Burnt caramel is all the rage lately, and for good reason. The slightly bitter notes counter the sugar’s sweetness so that the result is a complex and balanced flavor, not just direct sweetness. It’s important to stop cooking the caramel at just the right moment, which is only a few seconds before it’s scorched. Recipes often advise cooking the caramel until it just begins to smoke, but it isn’t until it begins to foam a bit that its best flavor comes forward. To one-up burnt caramel, you can make salted-butter burnt caramel sauce by using salted butter and stirring in additional salt (preferably flaky sea salt) to taste. It’s delicious!

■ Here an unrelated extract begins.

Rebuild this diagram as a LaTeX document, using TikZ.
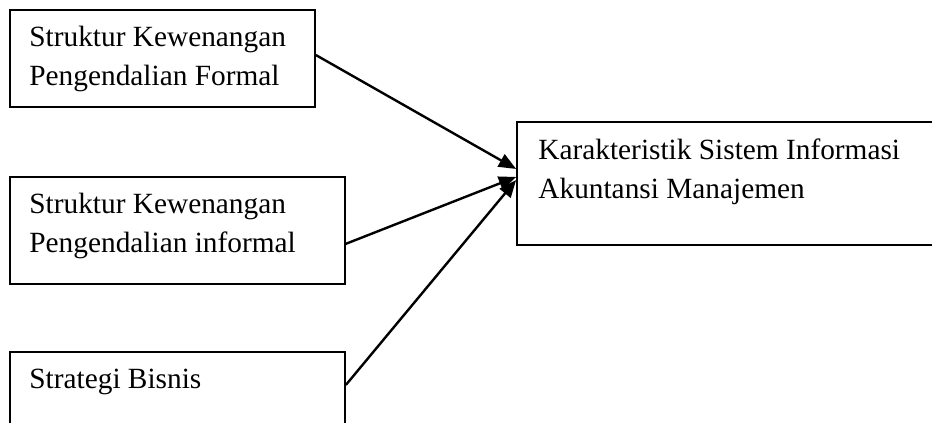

Tangerine Butterscotch Sauce

With the addition of sprightly tangerine juice, this twist on traditional butterscotch sauce goes very well drizzled over Buckwheat Cake (page 44) paired with orange or tangerine sections instead of the cider-poached apples, or spooned over Pâte à Choux Puffs (page 232) filled with Caramel Ice Cream (page 144) and topped with toasted or candied nuts.

Champagne Sabayon

Sabayon is the French version of Italian zabaglione, an airy egg-and-wine custard. It requires a certain amount of energy—and strength—to whip up a batch. If you’ve ever heard a frenzy of whisking coming from the kitchen at an Italian restaurant, you’ve heard why many Italian cooks (especially the sturdy grandmas) have such well-developed arms. But one lick of the boozy, frothy dessert is enough to make you forget those few furious minutes of whipping. If you don’t think you’re up to the task, you can use an electric handheld mixer. But I always feel that if I’ve worked hard to make something, I’ve earned the right to eat it. You can serve the sabayon hot from the stove, although here, it is cooled and whipped cream is added so it can be held before serving.

Pie Dough

There’s lots of controversy about which fat makes the best pie crust: butter, shortening, or lard. I’m not a fan of shortening or lard because I always feel like I’m being unfaithful to butter by not baking with it. And besides, I like its taste. As long as you keep the butter cold and the ice water to a minimum, this dough bakes up plenty flaky. I prefer to use glass pie plates as they make it easy to check on the browning underneath, but metal pie pans work well, too.

Pastry Cream

One of the basics in any baker’s repertoire is crème pâtissière, or pastry cream. Though the word “cream” appears in its name, there is, in fact, no cream in pastry cream. Cooking egg yolks and milk with a bit of flour creates a smooth, rich custard that looks and tastes as if it were made with cream. Pastry cream is used as the base for many soufflés. It can also be spread in a prebaked tart shell (page 229) and topped with fresh fruit to make a seasonal fruit tart, or piped as a filling into pâte à choux puffs (page 232) that are then smothered in warm Bittersweet Chocolate Sauce (page 243).